Hey there, I guess i can shed some light on this... hehe
One thing you should know, in comparison to Rayman, Ori had a pretty small team. And rather limited ressources, but more ressources in art than in code to generate art.
So many things have been done in a brute force manner, putting artists on solutions, rather than writing tools to do it automatically.
So a lot was just mostly handcrafted.
That said, the artists had a few ways to fake (or lets call it simulate, sounds more professional) lighting.
One way of simulating it was through additive "sprites", they didnt use a sprite system in a classical way, it has been 2d planes with enough geo to minimize overdraw, which could placed and oriented freely in 3d space.
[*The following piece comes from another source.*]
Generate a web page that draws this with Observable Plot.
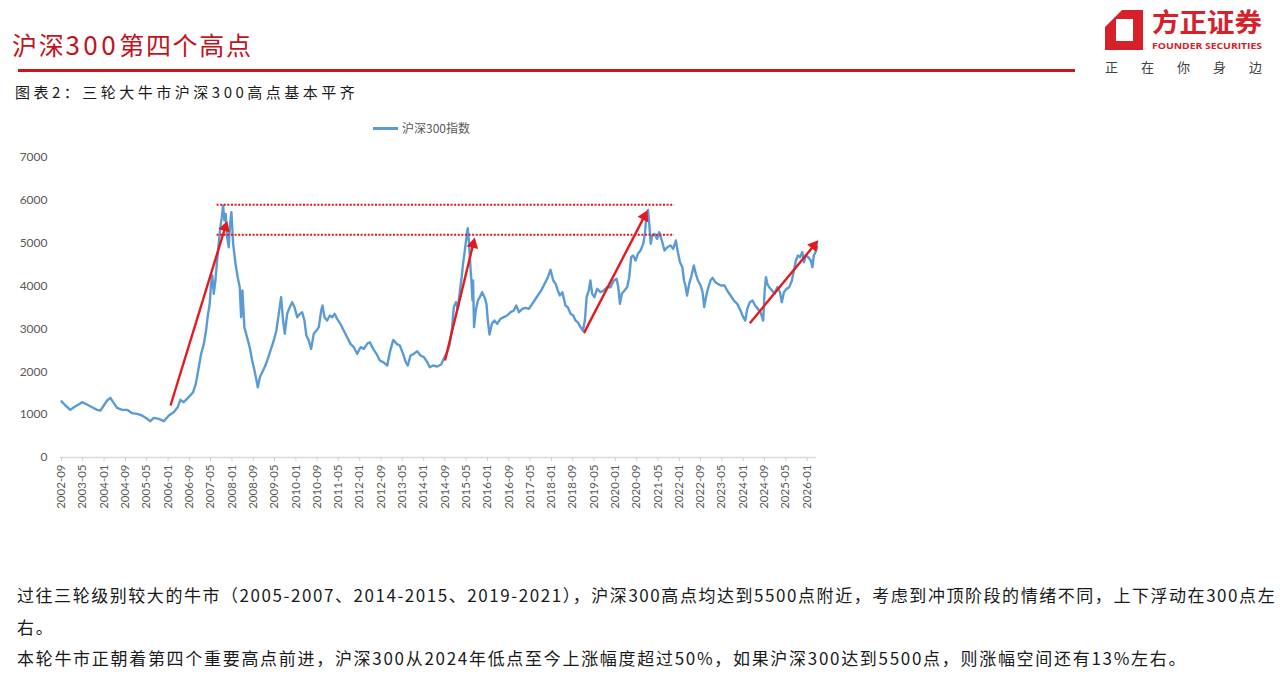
<!DOCTYPE html>
<html><head><meta charset="utf-8">
<script src="https://cdn.jsdelivr.net/npm/d3@7"></script>
<script src="https://cdn.jsdelivr.net/npm/@observablehq/plot@0.6"></script>
<style>
html,body{margin:0;padding:0;}
body{width:1280px;height:679px;overflow:hidden;background:#fff;position:relative;font-family:"Noto Sans CJK SC",sans-serif;}
.abs{position:absolute;white-space:nowrap;}
#title{left:12px;top:31px;font-size:25px;line-height:25px;color:#c0141c;letter-spacing:1.7px;}
#title .num{letter-spacing:3.5px;font-size:26px;}
#rule{left:18px;top:68.5px;width:1057px;height:3.5px;background:#c8161e;}
#sub{left:15px;top:84px;font-size:15px;line-height:15px;color:#1a1a1a;letter-spacing:3.5px;}
#legend{left:373px;top:121px;font-size:12px;line-height:14px;color:#595959;}
#legend i{display:inline-block;width:25px;height:2.5px;background:#5b9bd5;vertical-align:middle;margin-right:4px;position:relative;top:-1px;}
#chart{left:0;top:140px;}
.para{left:17px;font-size:17px;line-height:17px;color:#1a1a1a;letter-spacing:1.7px;}
#p1{letter-spacing:1.55px;}
</style></head><body>
<div id="title" class="abs">沪深<span class="num">300</span>第四个高点</div>
<div id="rule" class="abs"></div>
<div id="sub" class="abs">图表2：三轮大牛市沪深300高点基本平齐</div>
<svg class="abs" style="left:1100px;top:0" width="180" height="80" viewBox="0 0 180 80">
  <path fill="#d7212a" fill-rule="evenodd" d="M22,10 L43,10 L43,50 L5,50 L5,27 Z M16,19 L33,19 L33,41 L16,41 Z"/>
  <text x="52" y="32" font-size="26" font-weight="700" fill="#d7212a" textLength="110" lengthAdjust="spacingAndGlyphs" font-family="Noto Sans CJK SC">方正证券</text>
  <text x="52" y="48.5" font-size="9.5" font-weight="700" fill="#d7212a" textLength="110" lengthAdjust="spacingAndGlyphs" font-family="Open Sans">FOUNDER SECURITIES</text>
  <text x="5" y="72" font-size="13" fill="#404040" textLength="157" lengthAdjust="spacing" font-family="Noto Sans CJK SC">正在你身边</text>
</svg>
<div id="legend" class="abs"><i></i>沪深300指数</div>
<div id="chart" class="abs"></div>
<div id="p1" class="abs para" style="top:585.5px">过往三轮级别较大的牛市（2005-2007、2014-2015、2019-2021），沪深300高点均达到5500点附近，考虑到冲顶阶段的情绪不同，上下浮动在300点左</div>
<div class="abs para" style="top:617.5px">右。</div>
<div class="abs para" style="top:648.5px">本轮牛市正朝着第四个重要高点前进，沪深300从2024年低点至今上涨幅度超过50%，如果沪深300达到5500点，则涨幅空间还有13%左右。</div>
<script>
// ---- data ----
const dates = [
"2002-09-01","2002-10-16","2002-12-12","2003-01-20","2003-03-16","2003-04-23","2003-06-20","2003-08-16","2003-10-13","2003-11-20",
"2003-12-28","2004-02-05","2004-03-13","2004-04-13","2004-05-28","2004-07-24","2004-09-20","2004-11-17","2005-01-13","2005-03-10",
"2005-05-06","2005-06-13","2005-07-21","2005-09-17","2005-11-14","2006-01-10","2006-03-06","2006-04-21","2006-05-22","2006-06-28",
"2006-08-25","2006-10-14","2006-11-14","2006-12-18","2007-01-14","2007-02-14","2007-03-11","2007-04-03","2007-04-22","2007-05-07",
"2007-05-22","2007-06-07","2007-06-26","2007-07-15","2007-08-03","2007-08-22","2007-09-07","2007-09-22","2007-10-07","2007-10-22",
"2007-11-07","2007-11-26","2007-12-07","2007-12-26","2008-01-15","2008-02-11","2008-03-07","2008-03-30","2008-04-15","2008-04-30",
"2008-05-22","2008-06-22","2008-07-22","2008-08-19","2008-09-15","2008-10-08","2008-10-23","2008-11-15","2008-12-12","2009-01-08",
"2009-02-08","2009-03-16","2009-04-23","2009-05-23","2009-06-19","2009-07-16","2009-08-08","2009-08-27","2009-09-23","2009-10-23",
"2009-11-20","2009-12-16","2010-01-16","2010-02-16","2010-03-13","2010-04-09","2010-05-01","2010-05-28","2010-06-24","2010-07-24",
"2010-08-24","2010-09-20","2010-10-17","2010-11-01","2010-11-24","2010-12-24","2011-01-24","2011-02-20","2011-03-20","2011-04-17",
"2011-05-24","2011-07-02","2011-08-09","2011-09-17","2011-10-25","2011-12-02","2012-01-10","2012-02-17","2012-03-25","2012-04-25",
"2012-06-02","2012-07-10","2012-08-17","2012-09-25","2012-11-10","2012-12-10","2013-01-18","2013-02-25","2013-04-03","2013-05-10",
"2013-06-10","2013-07-03","2013-08-03","2013-09-10","2013-10-18","2013-11-25","2014-01-03","2014-02-11","2014-03-11","2014-04-18",
"2014-06-04","2014-07-19","2014-08-26","2014-09-26","2014-10-26","2014-11-22","2014-12-11","2015-01-04","2015-01-26","2015-02-19",
"2015-03-11","2015-03-26","2015-04-11","2015-04-30","2015-05-19","2015-06-04","2015-06-19","2015-06-30","2015-07-12","2015-07-19",
"2015-07-30","2015-08-19","2015-09-12","2015-10-04","2015-10-30","2015-11-27","2015-12-19","2016-01-04","2016-01-23","2016-02-19",
"2016-03-19","2016-04-19","2016-05-27","2016-07-04","2016-08-12","2016-09-20","2016-10-27","2016-11-24","2016-12-24","2017-02-01",
"2017-03-09","2017-04-16","2017-05-13","2017-06-20","2017-07-28","2017-09-05","2017-10-13","2017-11-20","2017-12-20","2018-01-21",
"2018-02-17","2018-03-13","2018-04-06","2018-05-05","2018-06-09","2018-07-06","2018-08-06","2018-09-06","2018-10-02","2018-10-28",
"2018-11-28","2018-12-25","2019-01-17","2019-02-06","2019-03-02","2019-03-21","2019-04-10","2019-05-06","2019-06-06","2019-07-14",
"2019-08-21","2019-09-29","2019-11-06","2019-12-14","2020-01-14","2020-02-03","2020-02-22","2020-03-14","2020-04-14","2020-05-14",
"2020-06-07","2020-06-29","2020-07-22","2020-08-18","2020-09-14","2020-10-14","2020-11-14","2020-12-03","2020-12-18","2021-01-07",
"2021-01-22","2021-02-07","2021-02-26","2021-03-22","2021-04-22","2021-05-15","2021-06-15","2021-07-15","2021-08-15","2021-09-22",
"2021-10-22","2021-11-22","2021-12-15","2022-01-08","2022-02-04","2022-02-23","2022-03-11","2022-03-30","2022-04-23","2022-05-15",
"2022-06-15","2022-07-08","2022-08-01","2022-09-01","2022-09-23","2022-10-12","2022-11-01","2022-11-23","2022-12-23","2023-01-16",
"2023-02-16","2023-03-16","2023-04-23","2023-06-01","2023-07-01","2023-08-09","2023-09-16","2023-10-24","2023-12-01","2024-01-01",
"2024-01-24","2024-02-16","2024-03-16","2024-04-16","2024-05-16","2024-06-16","2024-07-16","2024-08-16","2024-09-02","2024-09-17",
"2024-10-02","2024-10-24","2024-11-24","2024-12-24","2025-01-24","2025-02-24","2025-03-17","2025-04-10","2025-05-10","2025-06-10",
"2025-07-10","2025-08-02","2025-08-25","2025-09-17","2025-10-10","2025-11-06","2025-11-25","2025-12-17","2026-01-14","2026-02-10",
"2026-03-02","2026-03-17","2026-04-06","2026-04-25"
];
const values = [
1310,1213,1112,1174,1236,1291,1236,1174,1112,1096,
1213,1330,1392,1291,1159,1112,1112,1034,1018,980,
902,847,925,902,847,980,1057,1174,1345,1291,
1408,1524,1718,2107,2419,2652,2963,3352,3585,4052,
4246,3819,4130,4596,4985,5374,5607,5880,5530,5685,
5141,4907,5374,5724,4985,4519,4207,3974,3274,3897,
3041,2807,2574,2263,2030,1796,1641,1874,1991,2107,
2263,2496,2730,2963,3352,3741,3196,2885,3352,3508,
3624,3508,3274,3352,3391,3196,2846,2730,2535,2885,
2963,3041,3430,3546,3274,3196,3313,3274,3352,3235,
3119,2963,2807,2652,2574,2419,2574,2535,2652,2691,
2535,2419,2263,2224,2146,2458,2745,2652,2613,2419,
2224,2146,2380,2419,2481,2380,2341,2224,2107,2146,
2123,2170,2341,2458,2652,3041,3508,3624,3468,3897,
4207,4519,4752,5063,5351,4985,4441,4130,3663,4130,
3041,3430,3663,3741,3857,3741,3585,3196,2870,3119,
3196,3119,3235,3274,3313,3391,3430,3546,3391,3468,
3492,3468,3546,3663,3780,3897,4052,4207,4379,4130,
4052,3897,3780,3857,3546,3508,3352,3313,3196,3157,
3041,2963,3196,3741,3897,4130,3819,3741,3935,3857,
3897,3974,3974,4130,4168,3974,3585,3819,3897,3974,
4207,4674,4713,4596,4752,4830,4985,5218,5607,5778,
5452,4985,5180,5218,5102,5257,5063,4830,4907,4946,
4868,5063,4791,4557,4441,4130,4013,3780,4052,4207,
4480,4285,4130,4013,3857,3508,3741,3935,4130,4192,
4091,4052,4013,4013,3897,3780,3663,3585,3430,3274,
3196,3468,3624,3663,3546,3468,3391,3196,3897,4207,
4052,3974,3897,3819,3974,3857,3624,3857,3935,3974,
4130,4363,4596,4713,4674,4791,4557,4713,4674,4596,
4441,4713,4791,4907
];
const tickLabels = ["2002-09","2003-05","2004-01","2004-09","2005-05","2006-01","2006-09","2007-05","2008-01","2008-09",
"2009-05","2010-01","2010-09","2011-05","2012-01","2012-09","2013-05","2014-01","2014-09","2015-05","2016-01","2016-09",
"2017-05","2018-01","2018-09","2019-05","2020-01","2020-09","2021-05","2022-01","2022-09","2023-05","2024-01","2024-09",
"2025-05","2026-01"];
const yTicks = [0,1000,2000,3000,4000,5000,6000,7000];
// annotation: dotted peak levels and arrows
const refLevels = [5900, 5200];
const refFrom = "2007-07-15", refTo = "2021-11-07";
const arrowFrom = ["2006-01-29","2014-09-01","2019-01-06","2024-03-16"];
const arrowFromVal = [1213, 2263, 2901, 3134];
const arrowTo = ["2007-11-07","2015-08-07","2021-01-01","2026-05-06"];
const arrowToVal = [5514, 5126, 5763, 5063];

const parse = d3.utcParse("%Y-%m-%d");
const parseM = d3.utcParse("%Y-%m");
const data = dates.map((d, i) => ({date: parse(d), value: values[i]}));
const ticks = tickLabels.map(parseM);

const W = 830, H = 377, MT = 17, MB = 60, ML = 60, MR = 14;
const xOpts = {type: "utc", domain: [ticks[0], ticks[ticks.length - 1]], range: [61, 806.7]};
const yOpts = {type: "linear", domain: [0, 7000], range: [H - MB, MT]};
const xs = Plot.scale({x: xOpts}), ys = Plot.scale({y: yOpts});

const HEAD = 6.6; // tip-to-centroid distance of triangle head (px)
const arrows = arrowFrom.map((f, i) => {
  const x1 = parse(f), y1 = arrowFromVal[i], x2 = parse(arrowTo[i]), y2 = arrowToVal[i];
  const px1 = xs.apply(x1), py1 = ys.apply(y1), px2 = xs.apply(x2), py2 = ys.apply(y2);
  const len = Math.hypot(px2 - px1, py2 - py1), ux = (px2 - px1) / len, uy = (py2 - py1) / len;
  const cx = px2 - ux * HEAD, cy = py2 - uy * HEAD;
  return {x1, y1, xc: xs.invert(cx), yc: ys.invert(cy), rot: Math.atan2(ux, -uy) * 180 / Math.PI};
});
const refs = refLevels.map(v => ({y: v, x1: parse(refFrom), x2: parse(refTo)}));

const plot = Plot.plot({
  width: W, height: H, marginTop: MT, marginBottom: MB, marginLeft: ML, marginRight: MR,
  x: xOpts, y: yOpts,
  style: {fontFamily: "Lato, 'Open Sans', sans-serif", background: "none", overflow: "visible", color: "#595959"},
  marks: [
    Plot.ruleY([0], {stroke: "#d9d9d9", strokeWidth: 1.3}),
    Plot.axisX({ticks, tickFormat: d3.utcFormat("%Y-%m"), tickRotate: -90, tickSize: 4, tickPadding: 3,
      stroke: "#d0d0d0", fill: "#595959", fontSize: 11.5}),
    Plot.axisY({ticks: yTicks, tickFormat: d3.format("d"), tickSize: 0, tickPadding: 13, fill: "#595959", fontSize: 12}),
    Plot.line(data, {x: "date", y: "value", stroke: "#5b9bd5", strokeWidth: 2.4, strokeLinejoin: "round"}),
    Plot.ruleY(refs, {y: "y", x1: "x1", x2: "x2", stroke: "#e8141c", strokeWidth: 2, strokeDasharray: "2,1.6"}),
    Plot.link(arrows, {x1: "x1", y1: "y1", x2: "xc", y2: "yc", stroke: "#e41a1c", strokeWidth: 2.4}),
    Plot.dot(arrows, {x: "xc", y: "yc", symbol: "triangle", r: 4.4, fill: "#e41a1c", stroke: "none", rotate: "rot"})
  ]
});
document.getElementById("chart").appendChild(plot);
</script>
</body></html>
They could be manipulated by a master shader, brought to motion, masked and so on.
Which brings me to another option to simulate lighting, imho the most genius one, as I never saw anything similar in any production.
The artists had access to a master shader, they could not only animate sprites, but overlay effects, mask them, animate them, stack them etc.
To make a sprite look shaded essentially.
All this was done manually, which also helped, giving Ori this handmade feel. But I think many of those tasks could be automated, if only there was enough time to set this up. Maybe later :)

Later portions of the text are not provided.